> **Given request**: All the data below goes into the copy word for word, but the pictures don't.

> **Data shown**:
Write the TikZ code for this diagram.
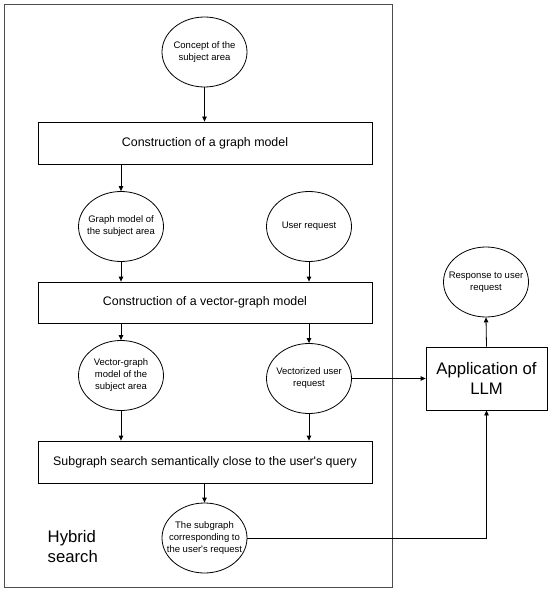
\documentclass[tikz,border=0pt]{standalone}
\usepackage{fontspec}
\setmainfont{Liberation Sans}
\usepackage{tikz}
\usetikzlibrary{arrows.meta,shapes.geometric}
\usepackage{xcolor}
\definecolor{framec}{HTML}{4D4D4D}

\begin{document}
\begin{tikzpicture}[x=1pt, y=-1pt, line width=0.8pt,
  blob/.style={draw, ellipse, minimum width=85pt, minimum height=70pt,
    inner xsep=-14pt, inner ysep=0pt, align=center,
    font=\fontsize{9.5}{12}\selectfont},
  stage/.style={draw, rectangle, minimum width=334pt, minimum height=42pt,
    font=\fontsize{12.4}{15}\selectfont},
  big/.style={font=\fontsize{16.7}{19.5}\selectfont},
  flow/.style={-{Triangle[length=5pt,width=4.5pt]}}]
  \useasboundingbox (0,0) rectangle (550,591);
  \draw[framec] (4,4) rectangle (392,587);
  \node[blob] (concept) at (204.5,52) {Concept of the\\subject area};
  \node[stage] (graphbox) at (205,143) {Construction of a graph model};
  \node[blob] (graphmodel) at (121,226.5) {Graph model of\\the subject area};
  \node[blob] (userreq) at (309,226.5) {User request};
  \node[stage, minimum height=41pt] (vgbox) at (205,302.5) {Construction of a vector-graph model};
  \node[blob] (vgmodel) at (121,375.5) {Vector-graph\\model of the\\subject area};
  \node[blob] (vecreq) at (309,378.5) {Vectorized user\\request};
  \node[stage] (searchbox) at (205,462) {Subgraph search semantically close to the user\textquotesingle s query};
  \node[blob] (subgraph) at (204.5,538) {The subgraph\\corresponding to\\the user\textquotesingle s request};
  \node[big, align=left, anchor=west] (hybrid) at (44,546.5) {Hybrid\\search};
  \node[draw, big, align=center, minimum width=121pt, minimum height=63pt] (llm) at (486.5,378.5) {Application of\\LLM};
  \node[blob] (response) at (486,282) {Response to user\\request};
  \draw[flow] (concept.south) -- (concept.south |- graphbox.north);
  \draw[flow] (graphmodel.north |- graphbox.south) -- (graphmodel.north);
  \draw[flow] (graphmodel.south) -- (graphmodel.south |- vgbox.north);
  \draw[flow] (userreq.south) -- (userreq.south |- vgbox.north);
  \draw[flow] (vgmodel.north |- vgbox.south) -- (vgmodel.north);
  \draw[flow] (vecreq.north |- vgbox.south) -- (vecreq.north);
  \draw[flow] (vgmodel.south) -- (vgmodel.south |- searchbox.north);
  \draw[flow] (vecreq.south) -- (vecreq.south |- searchbox.north);
  \draw[flow] (subgraph.north |- searchbox.south) -- (subgraph.north);
  \draw[flow] (vecreq.east) -- (llm.west);
  \draw[flow] (subgraph.east) -| (llm.south);
  \draw[flow] (llm.north) -- (response.south);
\end{tikzpicture}
\end{document}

> **Answer**:
Write the TikZ code for this diagram.
\documentclass[tikz,border=0pt]{standalone}
\usepackage{fontspec}
\setmainfont{Liberation Sans}
\usepackage{tikz}
\usetikzlibrary{arrows.meta,shapes.geometric}
\usepackage{xcolor}
\definecolor{framec}{HTML}{4D4D4D}

\begin{document}
\begin{tikzpicture}[x=1pt, y=-1pt, line width=0.8pt,
  blob/.style={draw, ellipse, minimum width=85pt, minimum height=70pt,
    inner xsep=-14pt, inner ysep=0pt, align=center,
    font=\fontsize{9.5}{12}\selectfont},
  stage/.style={draw, rectangle, minimum width=334pt, minimum height=42pt,
    font=\fontsize{12.4}{15}\selectfont},
  big/.style={font=\fontsize{16.7}{19.5}\selectfont},
  flow/.style={-{Triangle[length=5pt,width=4.5pt]}}]
  \useasboundingbox (0,0) rectangle (550,591);
  \draw[framec] (4,4) rectangle (392,587);
  \node[blob] (concept) at (204.5,52) {Concept of the\\subject area};
  \node[stage] (graphbox) at (205,143) {Construction of a graph model};
  \node[blob] (graphmodel) at (121,226.5) {Graph model of\\the subject area};
  \node[blob] (userreq) at (309,226.5) {User request};
  \node[stage, minimum height=41pt] (vgbox) at (205,302.5) {Construction of a vector-graph model};
  \node[blob] (vgmodel) at (121,375.5) {Vector-graph\\model of the\\subject area};
  \node[blob] (vecreq) at (309,378.5) {Vectorized user\\request};
  \node[stage] (searchbox) at (205,462) {Subgraph search semantically close to the user\textquotesingle s query};
  \node[blob] (subgraph) at (204.5,538) {The subgraph\\corresponding to\\the user\textquotesingle s request};
  \node[big, align=left, anchor=west] (hybrid) at (44,546.5) {Hybrid\\search};
  \node[draw, big, align=center, minimum width=121pt, minimum height=63pt] (llm) at (486.5,378.5) {Application of\\LLM};
  \node[blob] (response) at (486,282) {Response to user\\request};
  \draw[flow] (concept.south) -- (concept.south |- graphbox.north);
  \draw[flow] (graphmodel.north |- graphbox.south) -- (graphmodel.north);
  \draw[flow] (graphmodel.south) -- (graphmodel.south |- vgbox.north);
  \draw[flow] (userreq.south) -- (userreq.south |- vgbox.north);
  \draw[flow] (vgmodel.north |- vgbox.south) -- (vgmodel.north);
  \draw[flow] (vecreq.north |- vgbox.south) -- (vecreq.north);
  \draw[flow] (vgmodel.south) -- (vgmodel.south |- searchbox.north);
  \draw[flow] (vecreq.south) -- (vecreq.south |- searchbox.north);
  \draw[flow] (subgraph.north |- searchbox.south) -- (subgraph.north);
  \draw[flow] (vecreq.east) -- (llm.west);
  \draw[flow] (subgraph.east) -| (llm.south);
  \draw[flow] (llm.north) -- (response.south);
\end{tikzpicture}
\end{document}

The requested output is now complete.